-------- DATASET SECTION --------

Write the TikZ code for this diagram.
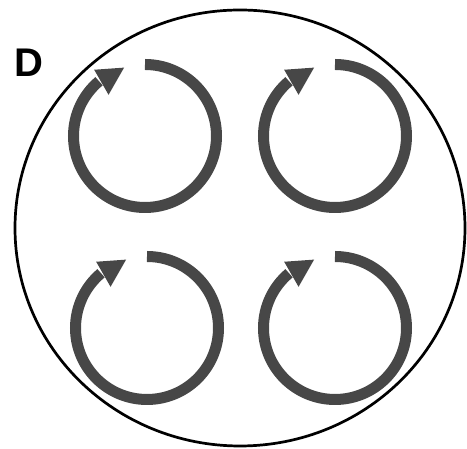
\documentclass[tikz,border=0pt]{standalone}
\usepackage{fontspec}
\setmainfont{Liberation Sans}
\definecolor{ringgray}{HTML}{474747}
\begin{document}
\begin{tikzpicture}[x=1pt,y=1pt,
  outline/.style={draw=black,line width=2.7pt},
  ring/.style={draw=ringgray,line width=11pt,line cap=butt},
  ringhead/.style={fill=ringgray},
  label/.style={font=\fontsize{40}{40}\selectfont\bfseries,inner sep=0pt}]
\useasboundingbox (0,0) rectangle (467,449);
\draw[outline] (240,221) ellipse [x radius=225, y radius=218];
\node[label] (lbl) at (29,386.5) {D};
\foreach \cx/\cy [count=\i] in {145/313, 335/313, 147/121, 335/121}{
  \begin{scope}[shift={(\cx,\cy)}]
    \draw[ring] (90:71.5) arc[start angle=90, end angle=-230, radius=71.5];
    \fill[ringhead] (107:71.5) -- (127.5:83.5) -- (131.5:55) -- cycle;
  \end{scope}
}
\end{tikzpicture}
\end{document}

--------

§ **PROBLEM TO WORK ON**:
Ignore the images and quote every line of the listing exactly.

§ **COMPLETED EXERCISE**:
Write the TikZ code for this diagram.
\documentclass[tikz,border=0pt]{standalone}
\usepackage{fontspec}
\setmainfont{Liberation Sans}
\definecolor{ringgray}{HTML}{474747}
\begin{document}
\begin{tikzpicture}[x=1pt,y=1pt,
  outline/.style={draw=black,line width=2.7pt},
  ring/.style={draw=ringgray,line width=11pt,line cap=butt},
  ringhead/.style={fill=ringgray},
  label/.style={font=\fontsize{40}{40}\selectfont\bfseries,inner sep=0pt}]
\useasboundingbox (0,0) rectangle (467,449);
\draw[outline] (240,221) ellipse [x radius=225, y radius=218];
\node[label] (lbl) at (29,386.5) {D};
\foreach \cx/\cy [count=\i] in {145/313, 335/313, 147/121, 335/121}{
  \begin{scope}[shift={(\cx,\cy)}]
    \draw[ring] (90:71.5) arc[start angle=90, end angle=-230, radius=71.5];
    \fill[ringhead] (107:71.5) -- (127.5:83.5) -- (131.5:55) -- cycle;
  \end{scope}
}
\end{tikzpicture}
\end{document}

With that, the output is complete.